For “I’m Not There,” Haynes cast no fewer than six actors as various incarnations of his iconic subject as a way of capturing Dylan’s protean essence on film.

“It’s always been my ambition to really look at what different artists were doing stylistically, formally, aesthetically in their work, and try to find a narrative and visual parallel in the medium of film,” Haynes says. “I really tried to have a film that functioned with as much richness, complexity, but also pure fun and humor as Dylan’s music has over the years.”
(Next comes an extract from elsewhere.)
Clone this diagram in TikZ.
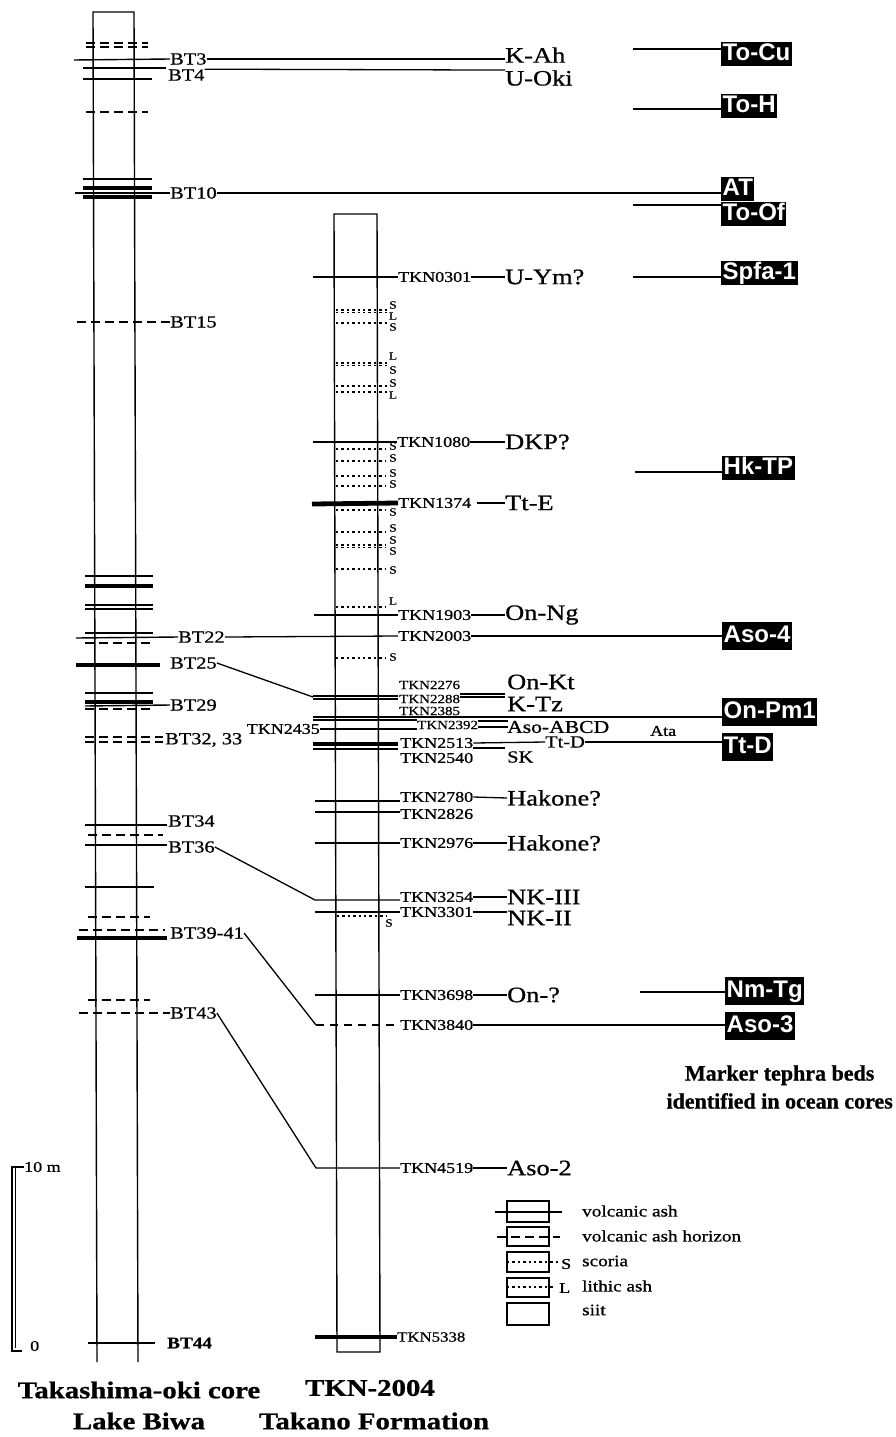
\documentclass[tikz,border=0pt]{standalone}
\usepackage{fontspec}
\setmainfont{Liberation Serif}[FakeStretch=1.2, FakeBold=0.8]
\newfontfamily\plainserif{Liberation Serif}[FakeBold=0.8]
\newfontfamily\mksans{Liberation Sans}
\newcommand\fsz[1]{\fontsize{#1}{#1}\selectfont}
\tikzset{
  lab/.style={inner sep=0pt, anchor=west},
  bt/.style={lab, font=\fsz{17}},
  tkn/.style={lab, font=\fsz{15}},
  tkns/.style={lab, font=\fsz{12.5}},
  corr/.style={lab, font=\fsz{22}},
  mk/.style={fill=black, text=white, font=\mksans\bfseries\fsz{24}, inner xsep=1.5pt, inner ysep=0.5pt, text height=18pt, text depth=4.5pt, anchor=west},
  mkt/.style={mk, text height=20pt, text depth=7pt},
  sl/.style={inner sep=0pt, font=\fsz{11}},
  ash/.style={line width=1.4pt},
  tash/.style={line width=3.6pt},
  hz/.style={line width=1.4pt, dash pattern=on 9pt off 5pt},
  sc/.style={line width=1.3pt, dash pattern=on 2.4pt off 3pt},
  conn/.style={line width=1.3pt},
  ttl/.style={font=\fsz{24}\bfseries, inner sep=0pt},
  leg/.style={lab, font=\fsz{16}},
}
\begin{document}
\begin{tikzpicture}[x=1pt,y=-1pt]
\fill[white] (0,0) rectangle (895,1437);
\useasboundingbox (0,0) rectangle (895,1437);

% ---------- left column labels ----------
\node[bt] (bt3) at (170,59) {BT3};
\node[bt] (bt4) at (168,75) {BT4};
\node[bt] (bt10) at (170,193) {BT10};
\node[bt] (bt15) at (170,322) {BT15};
\node[bt] (bt22) at (178,637) {BT22};
\node[bt] (bt25) at (170,663) {BT25};
\node[bt] (bt29) at (170,705) {BT29};
\node[bt] (bt32) at (165,740) {BT32, 33};
\node[bt] (bt34) at (168,821) {BT34};
\node[bt] (bt36) at (168,847) {BT36};
\node[bt] (bt39) at (170,933) {BT39-41};
\node[bt] (bt43) at (170,1013) {BT43};
\node[bt, font=\fsz{16}\bfseries] (bt44) at (167,1343) {BT44};

% ---------- left column ----------
\draw[ash] (97,1362) -- (93,12) -- (134,12) -- (138,1362);
\draw[hz] (86,43) -- (148,43);
\draw[hz] (86,47) -- (148,47);
\draw[ash] (74,60) -- (bt3.west);
\draw[ash] (83,68) -- (166,68);
\draw[ash] (83,79) -- (152,79);
\draw[hz] (86,112) -- (148,112);
\draw[ash] (83,179) -- (152,179);
\draw[tash] (83,188) -- (152,188);
\draw[ash] (75,193) -- (bt10.west);
\draw[tash] (83,197) -- (152,197);
\draw[hz] (77,322) -- (bt15.west);
\draw[ash] (85,576) -- (153,576);
\draw[tash] (85,586) -- (153,586);
\draw[ash] (85,605) -- (153,605);
\draw[ash] (85,609) -- (153,609);
\draw[ash] (85,633) -- (153,633);
\draw[ash] (76,638) -- (bt22.west);
\draw[hz] (85,643) -- (153,643);
\draw[tash] (76,665) -- (160,665);
\draw[ash] (85,693) -- (153,693);
\draw[tash] (85,702) -- (153,702);
\draw[ash] (85,706) -- (bt29.west);
\draw[hz] (85,709) -- (153,709);
\draw[hz] (85,737) -- (163,737);
\draw[hz] (85,742) -- (163,742);
\draw[ash] (85,825) -- (167,825);
\draw[hz] (88,835) -- (163,835);
\draw[ash] (85,845) -- (167,845);
\draw[ash] (85,887) -- (154,887);
\draw[hz] (88,917) -- (150,917);
\draw[hz] (79,930) -- (165,930);
\draw[tash] (77,938) -- (167,938);
\draw[hz] (88,1000) -- (150,1000);
\draw[hz] (79,1013) -- (bt43.west);
\draw[ash] (88,1343) -- (155,1343);

% ---------- middle labels ----------
\node[tkn] (tkn0301) at (398,277) {TKN0301};
\node[tkn] (tkn1080) at (397,442) {TKN1080};
\node[tkn] (tkn1374) at (398,503) {TKN1374};
\node[tkn] (tkn1903) at (398,615) {TKN1903};
\node[tkn] (tkn2003) at (398,636) {TKN2003};
\node[tkns] (tkn2276) at (399,685) {TKN2276};
\node[tkns] (tkn2288) at (399,699) {TKN2288};
\node[tkns] (tkn2385) at (399,711) {TKN2385};
\node[tkn, anchor=east] (tkn2435) at (320,729) {TKN2435};
\node[tkns] (tkn2392) at (417,725) {TKN2392};
\node[tkn] (tkn2513) at (400,743) {TKN2513};
\node[tkn] (tkn2540) at (400,758) {TKN2540};
\node[tkn] (tkn2780) at (400,797) {TKN2780};
\node[tkn] (tkn2826) at (400,814) {TKN2826};
\node[tkn] (tkn2976) at (400,843) {TKN2976};
\node[tkn] (tkn3254) at (400,897) {TKN3254};
\node[tkn] (tkn3301) at (400,912) {TKN3301};
\node[tkn] (tkn3698) at (400,995) {TKN3698};
\node[tkn] (tkn3840) at (400,1025) {TKN3840};
\node[tkn] (tkn4519) at (400,1168) {TKN4519};
\node[tkn, font=\fsz{14}] (tkn5338) at (397,1337) {TKN5338};

% ---------- correlation labels ----------
\node[corr] (kah) at (505,55) {K-Ah};
\node[corr] (uoki) at (505,78) {U-Oki};
\node[corr] (uym) at (505,277) {U-Ym?};
\node[corr] (dkp) at (505,442) {DKP?};
\node[corr] (tte) at (505,503) {Tt-E};
\node[corr] (onng) at (505,615) {On-Ng};
\node[corr] (onkt) at (507,682) {On-Kt};
\node[corr] (ktz) at (507,704) {K-Tz};
\node[corr, font=\fsz{18}] (asoabcd) at (507,727) {Aso-ABCD};
\node[lab, font=\fsz{15}] (ata) at (650,731) {Ata};
\node[lab, font=\fsz{17}] (ttd) at (545,742) {Tt-D};
\node[lab, font=\fsz{17}] (sk) at (507,757) {SK};
\node[corr] (hak1) at (507,798) {Hakone?};
\node[corr] (hak2) at (507,843) {Hakone?};
\node[corr] (nk3) at (507,897) {NK-III};
\node[corr] (nk2) at (507,918) {NK-II};
\node[corr] (onq) at (507,995) {On-?};
\node[corr] (aso2) at (507,1168) {Aso-2};

% ---------- markers ----------
\node[mk] (tocu) at (721,54) {To-Cu};
\node[mk] (toh) at (721,106) {To-H};
\node[mk] (at) at (721,189) {AT};
\node[mk] (toof) at (721,214) {To-Of};
\node[mk] (spfa) at (721,273) {Spfa-1};
\node[mk] (hktp) at (722,468) {Hk-TP};
\node[mkt] (aso4) at (722,636) {Aso-4};
\node[mkt] (onpm) at (722,712) {On-Pm1};
\node[mkt] (ttdm) at (722,747) {Tt-D};
\node[mkt] (nmtg) at (725,991) {Nm-Tg};
\node[mkt] (aso3) at (725,1026) {Aso-3};

% ---------- middle column ----------
\draw[ash] (334,214) -- (377,214) -- (380,1352) -- (337,1352) -- cycle;
\draw[ash] (313,277) -- (tkn0301.west);
\draw[sc] (336,310) -- (388,310);
\draw[sc] (336,312.5) -- (388,312.5);
\draw[sc] (336,323) -- (388,323);
\draw[sc] (336,363) -- (388,363);
\draw[sc] (336,365.5) -- (388,365.5);
\draw[sc] (336,386) -- (388,386);
\draw[sc] (336,392) -- (388,392);
\node[sl] (l1) at (393,305) {S};
\node[sl] (l2) at (393,316) {L};
\node[sl] (l3) at (393,327) {S};
\node[sl] (l4) at (393,356) {L};
\node[sl] (l5) at (393,370) {S};
\node[sl] (l6) at (393,383) {S};
\node[sl] (l7) at (393,395) {L};
\draw[ash] (313,442) -- (tkn1080.west);
\draw[sc] (336,449) -- (386,449);
\draw[sc] (336,461) -- (386,461);
\draw[sc] (336,476) -- (386,476);
\draw[sc] (336,486) -- (386,486);
\node[sl] (l8) at (393,446) {S};
\node[sl] (l9) at (393,458) {S};
\node[sl] (l10) at (393,473) {S};
\node[sl] (l11) at (393,484) {S};
\draw[line width=4.8pt] (312,504) -- (tkn1374.west);
\draw[sc] (336,510) -- (386,510);
\node[sl] (l12) at (393,512) {S};
\draw[sc] (336,532) -- (386,532);
\draw[sc] (336,545) -- (386,545);
\draw[sc] (336,547.5) -- (386,547.5);
\node[sl] (l13) at (393,528) {S};
\node[sl] (l14) at (393,540) {S};
\node[sl] (l15) at (393,551) {S};
\draw[sc] (336,569) -- (386,569);
\node[sl] (l16) at (393,570) {S};
\draw[sc] (336,607) -- (386,607);
\node[sl] (l17) at (393,601) {L};
\draw[ash] (314,615) -- (tkn1903.west);
\draw[sc] (336,658) -- (386,658);
\node[sl] (l18) at (393,657) {S};
\draw[ash] (313,696) -- (398,696);
\draw[ash] (313,699) -- (398,699);
\coordinate (j720) at (313,720);
\draw[ash] (j720) -- (j720 -| tkn2392.west);
\draw[line width=4pt] (313,744) -- (398,744);
\draw[ash] (313,749) -- (398,749);
\draw[ash] (315,801) -- (400,801);
\draw[ash] (315,812) -- (400,812);
\draw[ash] (315,843) -- (tkn2976.west);
\draw[ash] (315,912) -- (tkn3301.west);
\draw[sc] (337,916) -- (386,916);
\node[sl] (l19) at (389,923) {S};
\draw[ash] (315,995) -- (tkn3698.west);
\draw[line width=4pt] (315,1337) -- (tkn5338.west);

% ---------- connectors ----------
\draw[conn] (bt3.east) -- (kah.west |- bt3.east);
\draw[conn] (bt4.north east) -- (uoki.north west);
\draw[conn] (bt10.east) -- (at.west |- bt10.east);
\draw[conn] (bt22.east) -- (tkn2003.west);
\draw[conn] (tkn2003.east) -- (aso4.west |- tkn2003.east);
\coordinate (j25) at (313,697);
\draw[conn] (bt25.east) -- (j25);
\coordinate (j36) at (315,900);
\draw[conn] (bt36.east) -- (j36) -- (j36 -| tkn3254.west);
\coordinate (j39) at (316,1025);
\draw[conn] (bt39.east) -- (j39);
\draw[conn, dash pattern=on 8pt off 6pt] (j39) -- (tkn3840.west);
\coordinate (j43) at (316,1168);
\draw[conn] (bt43.east) -- (j43) -- (tkn4519.west);

\draw[conn] (tkn0301.east) -- (uym.west);
\draw[conn] (tkn1080.east) -- (dkp.west);
\draw[conn, shorten <=6pt] (tkn1374.east) -- (tte.west);
\draw[conn] (tkn1903.east) -- (onng.west);
\draw[ash] (tkn2288.east) ++(0,-5) -- ++(45,0);
\draw[ash] (tkn2288.east) ++(0,-2) -- ++(45,0);
\coordinate (jpm) at (313,717);
\draw[conn] (jpm) -- (jpm -| onpm.west);
\draw[conn] (tkn2435.east) -- (tkn2435.east -| tkn2392.west);
\draw[conn] (tkn2392.east) ++(0,-4) -- ++(30,0);
\draw[conn] (tkn2392.east) ++(0,2) -- ++(30,0);
\draw[conn] (tkn2513.east) -- (ttd.west);
\draw[conn] (ttd.east) -- (ttd.east -| ttdm.west);
\draw[conn] (tkn2513.east) ++(0,5) -- ++(32,0);
\draw[conn] (tkn2780.east) -- (hak1.west);
\draw[conn] (tkn2976.east) -- (hak2.west);
\draw[conn] (tkn3254.east) -- (nk3.west);
\draw[conn] (tkn3301.east) -- (tkn3301.east -| nk2.west);
\draw[conn] (tkn3698.east) -- (onq.west);
\draw[conn] (tkn3840.east) -- (tkn3840.east -| aso3.west);
\draw[conn] (tkn4519.east) -- (aso2.west);

\coordinate (ctocu) at (633,49);
\draw[conn] (ctocu) -- (ctocu -| tocu.west);
\coordinate (ctoh) at (633,109);
\draw[conn] (ctoh) -- (ctoh -| toh.west);
\coordinate (ctoof) at (633,205);
\draw[conn] (ctoof) -- (ctoof -| toof.west);
\coordinate (cspfa) at (633,277);
\draw[conn] (cspfa) -- (cspfa -| spfa.west);
\coordinate (chktp) at (635,472);
\draw[conn] (chktp) -- (chktp -| hktp.west);
\coordinate (cnmtg) at (640,992);
\draw[conn] (cnmtg) -- (cnmtg -| nmtg.west);

% ---------- headings ----------
\node[inner sep=0pt, align=center, anchor=east, font=\plainserif\fsz{22}\bfseries] (mhead) at (893,1087) {Marker tephra beds\\[6pt]identified in ocean cores};
\node[ttl] (t1) at (139,1390) {Takashima-oki core};
\node[ttl] (t1b) at (139,1421) {Lake Biwa};
\node[ttl] (t2) at (370,1388) {TKN-2004};
\node[ttl] (t2b) at (374,1421) {Takano Formation};

% ---------- scale bar ----------
\draw[line width=1.4pt] (12,1166) -- (12,1351) -- (22,1351);
\draw[line width=1.4pt] (15.5,1166) -- (15.5,1348);
\draw[line width=1.4pt] (12,1167) -- (24,1167);
\node[lab, font=\fsz{15}] (ten) at (24,1167) {10 m};
\node[lab, font=\fsz{15}] (zero) at (30,1346) {0};

% ---------- legend ----------
\draw[ash] (507,1201) rectangle (549,1222);
\draw[ash] (495,1212) -- (562,1212);
\draw[ash] (507,1227) rectangle (549,1246);
\draw[hz] (497,1237) -- (560,1237);
\draw[ash] (507,1252) rectangle (549,1272);
\draw[sc] (507,1262) -- (560,1262);
\draw[ash] (507,1278) rectangle (549,1297);
\draw[sc] (507,1287) -- (553,1287);
\draw[ash] (507,1303) rectangle (549,1325);
\node[lab, font=\fsz{15}] (legS) at (561,1264) {S};
\node[lab, font=\fsz{15}] (legL) at (559,1288) {L};
\node[leg] (lg1) at (582,1211) {volcanic ash};
\node[leg] (lg2) at (582,1236) {volcanic ash horizon};
\node[leg] (lg3) at (582,1261) {scoria};
\node[leg] (lg4) at (582,1286) {lithic ash};
\node[leg] (lg5) at (582,1310) {siit};
\end{tikzpicture}
\end{document}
Haynes concedes such a feat is “a tall order” — an apt description of many of this year’s similarly ambitious projects. It may be an even taller order to expect some of these films to click with general audiences (“Zodiac” and “Jesse James” were both box office disappointments, while “No Country for Old Men” and “I’m Not There” have performed robustly in specialized release).

“You can’t get everybody on the same page. Not every audiencegoer wants to be challenged. Some people just want to plop their 11 bucks down and feel good, and I get that,” says Fincher, though he hastens to add, “I do think there are other ways of engaging audiences (besides) just upping the explosionometer.”

In “Zodiac,” Fincher counts on audiences to be engaged less by the personalities onscreen than by the avalanche of data — facts, figures, theories, timetables, assorted bits of evidence — that so ensnared the media and law enforcement in their search for an elusive killer. It’s a strategy predicated not on identification so much as a shared obsession.

Daniel Day-Lewis’ cold-blooded misanthrope would positively sneer at the idea of eliciting a viewer’s empathy in “There Will Be Blood,” a drama with a clear sense of moral rot but also a darkly humorous contempt for religious institutions. To hear Anderson tell it, the character, if not the film’s dystopian sensibility, is as much informed by the Upton Sinclair novel on which the movie is based as it is John Huston’s classic of greed and perdition, “The Treasure of the Sierra Madre” and its central character Fred C. Dobbs (played by Humphrey Bogart).

No side dishes

“It was the economy with which that story is told,” Anderson tells Variety, “but at the same time it’s very meaty. They just give you the steak; there’s no sides, there’s no mashed potatoes, there’s no greens. … And that was it more than anything — that classic storytelling, which I’ve always tried to do but I’ve never felt like I’ve succeeded. Maybe my natural instincts don’t lead me there.”

With “Jesse James,” director Andrew Dominik meticulously orchestrates a brooding psychological battle between two archetypal figures — neither one particularly easy to warm to — as though observing them under glass.

“It just depends on what your criteria are for empathizing,” says Dominik, whose previous film, the 2001 Eric Bana starrer “Chopper,” was a study of a notorious Aussie criminal. “It’s not necessary for a character to be likable. Somebody’s bad behavior doesn’t turn me against them in a movie. It’s a movie, not real life. I’m not having him over for dinner.”

If mainstream reception is any indication, voting members of the Academy may prove more resistant to this season’s dark, challenging visions. But Fincher, like his fellow iconoclasts, isn’t losing much sleep over it.

“I don’t know anything about Academy consideration,” he says. “I don’t know what an awards movie is.”